DATASET CONTENT:
_ _ _
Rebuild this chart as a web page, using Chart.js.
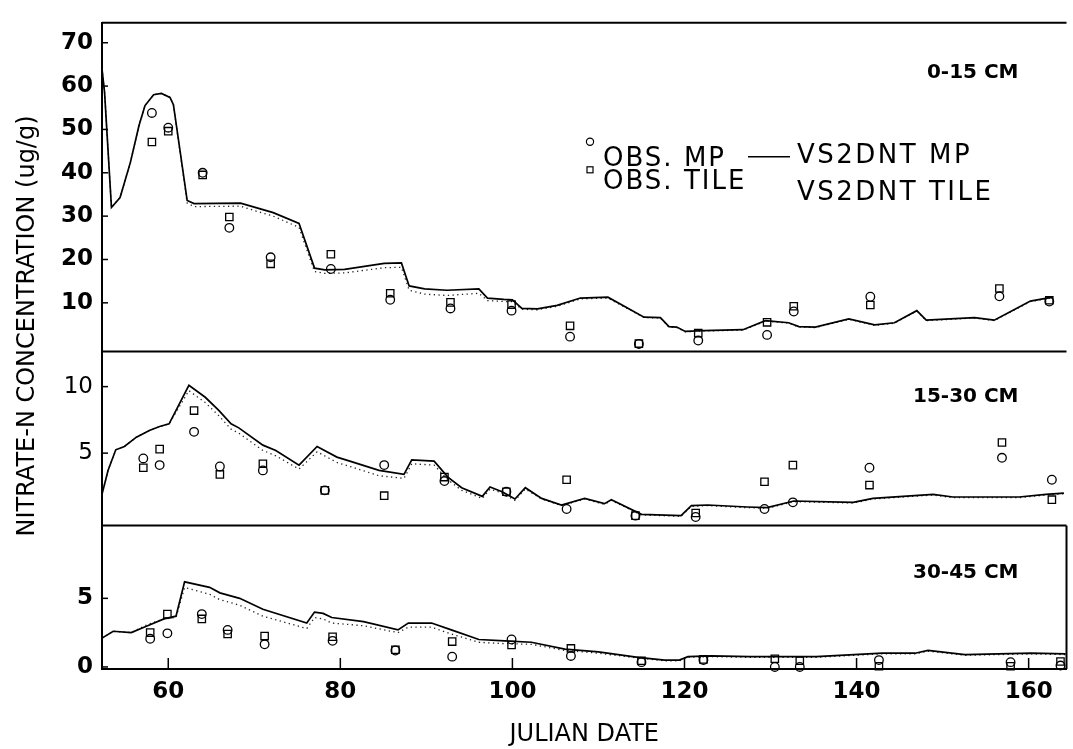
<!DOCTYPE html>
<html>
<head>
<meta charset="utf-8">
<title>Nitrate-N concentration by depth</title>
<script src="https://cdn.jsdelivr.net/npm/chart.js@4.4.1/dist/chart.umd.min.js"></script>
<style>
  html, body { margin: 0; padding: 0; background: #fff; }
  #wrap { position: relative; width: 1073px; height: 749px; }
</style>
</head>
<body>
<div id="wrap"><canvas id="chart" width="1073" height="749"></canvas></div>
<script>
// ---- shared x axis (Julian date) ----
const dayRange = [52.3, 164.4];
const dayTicks = [60, 80, 100, 120, 140, 160];

// ---- 0-15 cm layer ----
const topRange = [-1.2, 74.6];
const topTicks = [10, 20, 30, 40, 50, 60, 70];
const topModelDays = [52.3, 52.6, 53.4, 54.4, 55.6, 56.6, 57.3, 58.3, 59.2, 60.2, 60.6, 62.2, 63.0, 68.4, 70.3, 72.2, 75.2, 77.0, 78.2, 80.5, 85.1, 87.1, 88.0, 89.8, 92.4, 96.1, 97.1, 99.0, 100.0, 101.1, 102.9, 105.2, 107.9, 111.1, 115.3, 117.2, 118.2, 119.1, 120.1, 122.2, 126.8, 129.4, 132.1, 133.3, 135.2, 139.1, 142.1, 144.4, 147.0, 148.1, 153.7, 156.0, 158.3, 160.2, 162.8];
const topModelMP = [64, 58.5, 32, 34.3, 42.4, 50.9, 55.5, 58.0, 58.3, 57.4, 55.7, 33.6, 32.9, 33.0, 31.9, 30.8, 28.3, 18.0, 17.6, 17.7, 19.1, 19.2, 13.9, 13.2, 12.9, 13.2, 11.1, 10.8, 10.7, 8.7, 8.6, 9.4, 11.1, 11.3, 6.7, 6.6, 4.5, 4.4, 3.4, 3.6, 3.8, 5.9, 5.4, 4.5, 4.4, 6.3, 4.9, 5.4, 8.2, 6.0, 6.6, 6.0, 8.4, 10.4, 11.3];
const topModelTile = [64, 58.5, 32, 34.3, 42.4, 50.9, 55.5, 58.0, 58.3, 57.4, 55.7, 33.0, 32.2, 32.3, 31.1, 30.0, 27.4, 17.2, 16.8, 16.9, 18.1, 18.2, 12.9, 12.0, 11.7, 12.2, 10.5, 10.3, 10.3, 8.5, 8.4, 9.2, 10.9, 11.1, 6.6, 6.5, 4.4, 4.3, 3.3, 3.5, 3.7, 5.8, 5.3, 4.4, 4.3, 6.2, 4.8, 5.3, 8.1, 5.9, 6.5, 5.9, 8.3, 10.3, 11.2];
const topObsDays = [58.1, 60.0, 64.0, 67.1, 71.9, 78.9, 85.8, 92.8, 99.9, 106.7, 114.7, 121.6, 129.6, 132.7, 141.6, 156.6, 162.4];
const topObsMP = [53.8, 50.4, 40.0, 27.3, 20.5, 17.8, 10.7, 8.7, 8.2, 2.2, 0.5, 1.3, 2.6, 8.0, 11.4, 11.5, 10.3];
const topObsTile = [47.1, 49.6, 39.5, 29.8, 19.0, 21.2, 12.2, 10.1, 9.6, 4.7, 0.6, 3.0, 5.5, 9.2, 9.5, 13.3, 10.6];

// ---- 15-30 cm layer ----
const midRange = [-0.45, 12.65];
const midTicks = [5, 10];
const midModelDays = [52.3, 53.0, 53.9, 54.9, 56.3, 57.8, 59.0, 60.1, 62.4, 64.3, 65.9, 67.3, 68.2, 71.0, 72.5, 75.2, 77.3, 79.6, 81.1, 84.5, 87.4, 88.3, 90.9, 92.5, 94.1, 96.5, 97.4, 98.8, 100.3, 101.5, 103.4, 105.7, 108.4, 110.7, 111.5, 115.0, 119.6, 120.8, 122.7, 127.3, 129.6, 132.7, 139.6, 141.9, 148.9, 151.2, 155.0, 158.9, 162.0, 164.1];
const midModelMP = [1.9, 3.7, 5.25, 5.5, 6.2, 6.7, 7.0, 7.2, 10.1, 9.2, 8.2, 7.2, 6.9, 5.6, 5.2, 4.1, 5.5, 4.7, 4.4, 3.7, 3.4, 4.5, 4.4, 3.2, 2.4, 1.75, 2.45, 2.1, 1.55, 2.4, 1.6, 1.1, 1.6, 1.2, 1.5, 0.4, 0.3, 1.05, 1.1, 0.95, 0.9, 1.4, 1.3, 1.6, 1.9, 1.7, 1.7, 1.7, 1.9, 2.0];
const midModelTile = [1.9, 3.7, 5.25, 5.5, 6.2, 6.7, 7.0, 7.2, 9.7, 8.8, 7.8, 6.8, 6.5, 5.2, 4.8, 3.8, 5.1, 4.3, 4.0, 3.3, 3.1, 4.2, 4.1, 3.0, 2.2, 1.6, 2.3, 2.0, 1.45, 2.3, 1.55, 1.05, 1.55, 1.15, 1.45, 0.35, 0.25, 1.0, 1.05, 0.9, 0.85, 1.35, 1.25, 1.55, 1.85, 1.65, 1.65, 1.65, 1.85, 1.95];
const midObsDays = [57.1, 59.0, 63.0, 66.0, 71.0, 78.2, 85.1, 92.1, 99.3, 106.3, 114.3, 121.3, 129.3, 132.6, 141.5, 156.9, 162.7];
const midObsMP = [4.6, 4.1, 6.6, 4.0, 3.7, 2.2, 4.1, 2.9, 2.1, 0.8, 0.3, 0.2, 0.8, 1.3, 3.9, 4.65, 3.0];
const midObsTile = [3.9, 5.3, 8.2, 3.4, 4.2, 2.2, 1.8, 3.2, 2.1, 3.0, 0.3, 0.5, 2.85, 4.1, 2.6, 5.8, 1.5];

// ---- 30-45 cm layer ----
const botRange = [-0.15, 10.3];
const botTicks = [0, 5];
const botModelDays = [52.3, 53.6, 55.7, 57.6, 59.5, 60.9, 61.9, 64.8, 66.0, 68.3, 71.0, 76.1, 77.0, 78.0, 79.0, 82.7, 86.7, 87.9, 90.6, 92.9, 96.1, 99.1, 102.2, 106.1, 110.0, 114.6, 117.7, 119.4, 120.4, 123.1, 127.6, 135.3, 143.0, 146.8, 148.3, 152.6, 160.3, 164.3];
const botModelMP = [2.1, 2.6, 2.5, 3.0, 3.5, 3.7, 6.2, 5.8, 5.4, 5.0, 4.2, 3.2, 4.0, 3.9, 3.6, 3.3, 2.7, 3.2, 3.2, 2.7, 2.0, 1.9, 1.8, 1.3, 1.1, 0.7, 0.5, 0.5, 0.75, 0.8, 0.75, 0.75, 1.0, 1.0, 1.2, 0.9, 1.0, 0.95];
const botModelTile = [2.1, 2.6, 2.5, 3.1, 3.5, 3.6, 5.8, 5.3, 4.9, 4.5, 3.7, 2.8, 3.6, 3.5, 3.2, 3.0, 2.5, 2.9, 2.9, 2.4, 1.8, 1.7, 1.65, 1.2, 1.0, 0.65, 0.45, 0.45, 0.7, 0.75, 0.7, 0.7, 0.95, 0.95, 1.15, 0.85, 0.95, 0.9];
const botObsDays = [57.9, 59.9, 63.9, 66.9, 71.2, 79.1, 86.4, 93.0, 99.9, 106.8, 115.0, 122.2, 130.5, 133.4, 142.6, 157.9, 163.7];
const botObsMP = [2.05, 2.45, 3.85, 2.7, 1.65, 1.9, 1.2, 0.75, 2.0, 0.8, 0.35, 0.5, 0.0, 0.0, 0.5, 0.35, 0.1];
const botObsTile = [2.5, 3.85, 3.5, 2.4, 2.25, 2.2, 1.25, 1.85, 1.6, 1.35, 0.45, 0.55, 0.6, 0.45, 0.05, 0.05, 0.4];

// ---- text ----
const yTitle = 'NITRATE-N CONCENTRATION (ug/g)';
const xTitle = 'JULIAN DATE';
const depthLabels = ['0-15 CM', '15-30 CM', '30-45 CM'];
const legendLabels = ['OBS. MP', 'OBS. TILE', 'VS2DNT MP', 'VS2DNT TILE'];

Chart.defaults.font.family = "'DejaVu Sans', 'Liberation Sans', sans-serif";
Chart.defaults.color = '#000';

const INK = '#000';
const xy = (xs, ys) => xs.map((x, i) => ({ x: x, y: ys[i] }));

function simulated(label, xs, ys, axis, dotted) {
  return {
    label: label,
    data: xy(xs, ys),
    yAxisID: axis,
    borderColor: dotted ? '#222' : INK,
    borderWidth: dotted ? 1.3 : 1.7,
    borderDash: dotted ? [1.3, 3.4] : [],
    pointRadius: 0,
    fill: false,
    tension: 0,
    clip: false,
    order: dotted ? 4 : 3
  };
}

function observed(label, xs, ys, axis, style) {
  return {
    label: label,
    data: xy(xs, ys),
    yAxisID: axis,
    showLine: false,
    pointStyle: style,
    pointRadius: style === 'rect' ? 5.2 : 4.3,
    pointBorderWidth: 1.3,
    pointBorderColor: INK,
    pointBackgroundColor: 'rgba(0,0,0,0)',
    borderColor: INK,
    backgroundColor: 'rgba(0,0,0,0)',
    clip: false,
    order: 1
  };
}

function depthAxis(range, ticks, share, rank, fontWeight) {
  return {
    type: 'linear',
    position: 'left',
    stack: 'depth',
    stackWeight: share,
    weight: rank,
    min: range[0],
    max: range[1],
    afterBuildTicks: s => { s.ticks = ticks.map(v => ({ value: v })); },
    afterFit: s => { s.width = 102; },
    grid: { display: false, drawTicks: false },
    border: { display: true, color: INK, width: 2 },
    ticks: { padding: 9, color: INK, font: { size: 23, weight: fontWeight } }
  };
}

function line(ctx, x1, y1, x2, y2) {
  ctx.beginPath();
  ctx.moveTo(x1, y1);
  ctx.lineTo(x2, y2);
  ctx.stroke();
}

// Panel frames and inward tick marks
const panelFrames = {
  id: 'panelFrames',
  afterDatasetsDraw(chart) {
    const { ctx, chartArea: a, scales } = chart;
    const panels = [scales.yTop, scales.yMid, scales.yBot];
    ctx.save();
    ctx.strokeStyle = INK;
    ctx.lineWidth = 2;
    panels.forEach(s => line(ctx, a.left, s.top, a.right, s.top));
    line(ctx, a.right, scales.yBot.top, a.right, scales.yBot.bottom);
    ctx.lineWidth = 1.5;
    panels.forEach(s => {
      s.ticks.forEach(t => {
        const y = s.getPixelForValue(t.value);
        line(ctx, a.left, y, a.left + 6, y);
      });
    });
    scales.x.ticks.forEach(t => {
      const x = scales.x.getPixelForValue(t.value);
      line(ctx, x, a.bottom, x, a.bottom - 11);
    });
    ctx.restore();
  }
};

// Axis title, depth labels and the key
const annotations = {
  id: 'annotations',
  afterDraw(chart) {
    const { ctx, chartArea: a, scales } = chart;
    ctx.save();
    ctx.fillStyle = INK;
    ctx.strokeStyle = INK;

    // vertical axis title
    ctx.save();
    ctx.translate(28, 326);
    ctx.rotate(-Math.PI / 2);
    ctx.font = "24px 'DejaVu Sans'";
    ctx.textAlign = 'center';
    ctx.textBaseline = 'middle';
    ctx.fillText(yTitle, 0, 0);
    ctx.restore();

    // depth labels, upper right of each panel
    const panels = [scales.yTop, scales.yMid, scales.yBot];
    const drops = [50, 45, 47];
    ctx.font = "bold 20px 'DejaVu Sans'";
    ctx.textAlign = 'right';
    ctx.textBaseline = 'middle';
    panels.forEach((s, i) => ctx.fillText(depthLabels[i], a.right - 48, s.top + drops[i]));

    // key
    const kx = a.left + 488;
    const ky = a.top + 119;
    ctx.lineWidth = 1.2;
    ctx.beginPath();
    ctx.arc(kx, ky, 3.6, 0, Math.PI * 2);
    ctx.stroke();
    ctx.strokeRect(kx - 3, ky + 25, 6, 6);
    ctx.lineWidth = 1.6;
    line(ctx, kx + 158, ky + 15, kx + 200, ky + 15);

    ctx.textAlign = 'left';
    ctx.textBaseline = 'alphabetic';
    ctx.font = "26px 'DejaVu Sans'";
    if ('letterSpacing' in ctx) ctx.letterSpacing = '2px';
    ctx.fillText(legendLabels[0], kx + 13, ky + 24);
    ctx.fillText(legendLabels[1], kx + 13, ky + 47);
    if ('letterSpacing' in ctx) ctx.letterSpacing = '2.5px';
    ctx.fillText(legendLabels[2], kx + 207, ky + 21);
    ctx.fillText(legendLabels[3], kx + 207, ky + 58);
    ctx.restore();
  }
};

new Chart(document.getElementById('chart'), {
  type: 'line',
  data: {
    datasets: [
      observed('OBS. MP 0-15', topObsDays, topObsMP, 'yTop', 'circle'),
      observed('OBS. TILE 0-15', topObsDays, topObsTile, 'yTop', 'rect'),
      simulated('VS2DNT MP 0-15', topModelDays, topModelMP, 'yTop', false),
      simulated('VS2DNT TILE 0-15', topModelDays, topModelTile, 'yTop', true),

      observed('OBS. MP 15-30', midObsDays, midObsMP, 'yMid', 'circle'),
      observed('OBS. TILE 15-30', midObsDays, midObsTile, 'yMid', 'rect'),
      simulated('VS2DNT MP 15-30', midModelDays, midModelMP, 'yMid', false),
      simulated('VS2DNT TILE 15-30', midModelDays, midModelTile, 'yMid', true),

      observed('OBS. MP 30-45', botObsDays, botObsMP, 'yBot', 'circle'),
      observed('OBS. TILE 30-45', botObsDays, botObsTile, 'yBot', 'rect'),
      simulated('VS2DNT MP 30-45', botModelDays, botModelMP, 'yBot', false),
      simulated('VS2DNT TILE 30-45', botModelDays, botModelTile, 'yBot', true)
    ]
  },
  options: {
    responsive: false,
    devicePixelRatio: 1,
    animation: false,
    layout: { padding: { left: 0, top: 20, right: 5, bottom: 0 } },
    plugins: {
      legend: { display: false },
      tooltip: { enabled: false }
    },
    scales: {
      x: {
        type: 'linear',
        position: 'bottom',
        min: dayRange[0],
        max: dayRange[1],
        afterBuildTicks: s => { s.ticks = dayTicks.map(v => ({ value: v })); },
        afterFit: s => { s.height = 80; },
        grid: { display: false, drawTicks: false },
        border: { display: true, color: INK, width: 2 },
        ticks: { padding: 9, color: INK, maxRotation: 0, autoSkip: false, font: { size: 23, weight: 'bold' } },
        title: { display: true, text: xTitle, color: INK, font: { size: 24 }, padding: { top: 0, bottom: 0 } }
      },
      yTop: depthAxis(topRange, topTicks, 330, 3, 'bold'),
      yMid: depthAxis(midRange, midTicks, 175, 2, 'normal'),
      yBot: depthAxis(botRange, botTicks, 144, 1, 'bold')
    }
  },
  plugins: [panelFrames, annotations]
});
</script>
</body>
</html>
_ _ _
GIVEN EXERCISE:
Repeat the lines of the listing above verbatim, beginning at its first line and ending at the line containing "const dayTicks = [60, 80, 100, 120, 140, 160];", which is included. Omit pictures.

RESULT:
Rebuild this chart as a web page, using Chart.js.
<!DOCTYPE html>
<html>
<head>
<meta charset="utf-8">
<title>Nitrate-N concentration by depth</title>
<script src="https://cdn.jsdelivr.net/npm/chart.js@4.4.1/dist/chart.umd.min.js"></script>
<style>
  html, body { margin: 0; padding: 0; background: #fff; }
  #wrap { position: relative; width: 1073px; height: 749px; }
</style>
</head>
<body>
<div id="wrap"><canvas id="chart" width="1073" height="749"></canvas></div>
<script>
// ---- shared x axis (Julian date) ----
const dayRange = [52.3, 164.4];
const dayTicks = [60, 80, 100, 120, 140, 160];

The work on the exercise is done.